In his budget Rishi Sunak announced that corporation tax will be increased in 2023. A chorus of voices warn that there will be an exodus of companies from the UK as a result. There is only one fix: a global corporation tax.
Rishi Sunak, the UK chancellor of the exchequer, announced today that corporation tax in the UK will be increased from 19 to 25 per cent in 2023.
Nigel Green, chief executive and founder of deVere Group was not impressed. “Lower corporation tax helps job and wealth-creating business to survive and thrive. It also helps attract business to move and invest in the country.
“Instead of increasing taxes, Mr Sunak should have relentlessly focussed on growth and stimulus policies for businesses. This would have been of greater help to firms, the economy, jobs and, ultimately, the Treasury’s coffers.” He added: “Again, this corporation tax hike is likely to serve as a prompt for businesses to consider their overseas financial options.”
But there is another way of looking at this. In 2012, in the US, the ratio of corporate profits to GDP hit an all time high— with data going back to the late 1940s. https://fred.stlouisfed.org/graph/?g=1Pik Although the ratio has fallen back since, right now the ratio is higher than at any point between 1946 and 2006. Besides, since the Covid crisis the ratio has been increasing again, the trajectory is upwards.
This matters because the flip side of profits to GDP is wages to GDP. In other words the share of the GDP cake handed out in the form of wages is exceptionally low.The economy needs consumers to spend more in order for it to keep growing. So, if the ratio. of wages to GDP is quite low, how do you get economic growth?The answer is that low interest rates have pushed up on asset prices, including house prices. Flushed with new wealth — obtained without earning more, or even by saving — households borrowed. In this way consumer spending could rise, and the economy grow. And we will get periodic financial crises, as a result.

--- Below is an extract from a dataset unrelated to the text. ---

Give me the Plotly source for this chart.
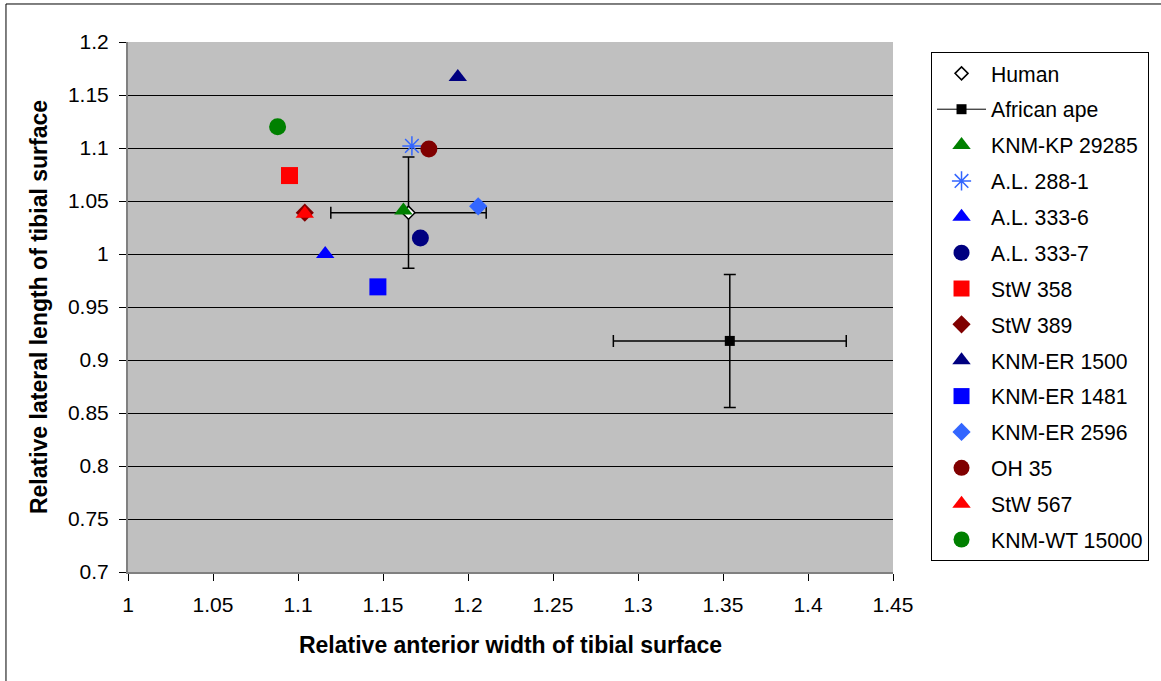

This was the main hypothesis of Raghuram Rajan, former chief economist at the IMF and former governor of India’s central bank. Sometimes known as an economist with rock star status, in his book Fault Lines https://en.m.wikipedia.org/wiki/Fault_Lines:_How_Hidden_Fractures_Still_Threaten_the_World_Economy , Rajan wrote: “We have long understood that it is not income that matters but consumption. Stripped to its essentials, the argument is that if somehow the consumption of middle-class householders keeps up, if they can afford a new car every few years and the occasional exotic holiday, perhaps they will pay less attention to their stagnant monthly paychecks.”
He also wrote: “Nationalism, coupled with great faith in the power of the government to enact domestic bargains between labor and capital, has been seen before: it was called fascism then.”
Truth is, a 25 per cent corporation tax rate is not exceptional. It is a similar level in the US and higher in Germany. https://files.taxfoundation.org/20210125114405/2020-Corporate-Tax-Rates-Around-the-World.csv.xlsx
Corporation taxes probably should be higher, but a country that unilaterally increases the tax rate risks losing out to a mass exodus. To help fix the problem that Rajan refers to, corporation tax increases need to be an example of multilateral action.
In short, in an era when globalisation goes into reverse and nationism or nationalism is in the ascendance, we need the opposite— a global corporation tax rate.
Or, as Rajan said: “Cynical as it may seem, easy credit has been used as a palliative throughout history by governments that are unable to address the deeper anxieties of the middle class directly.”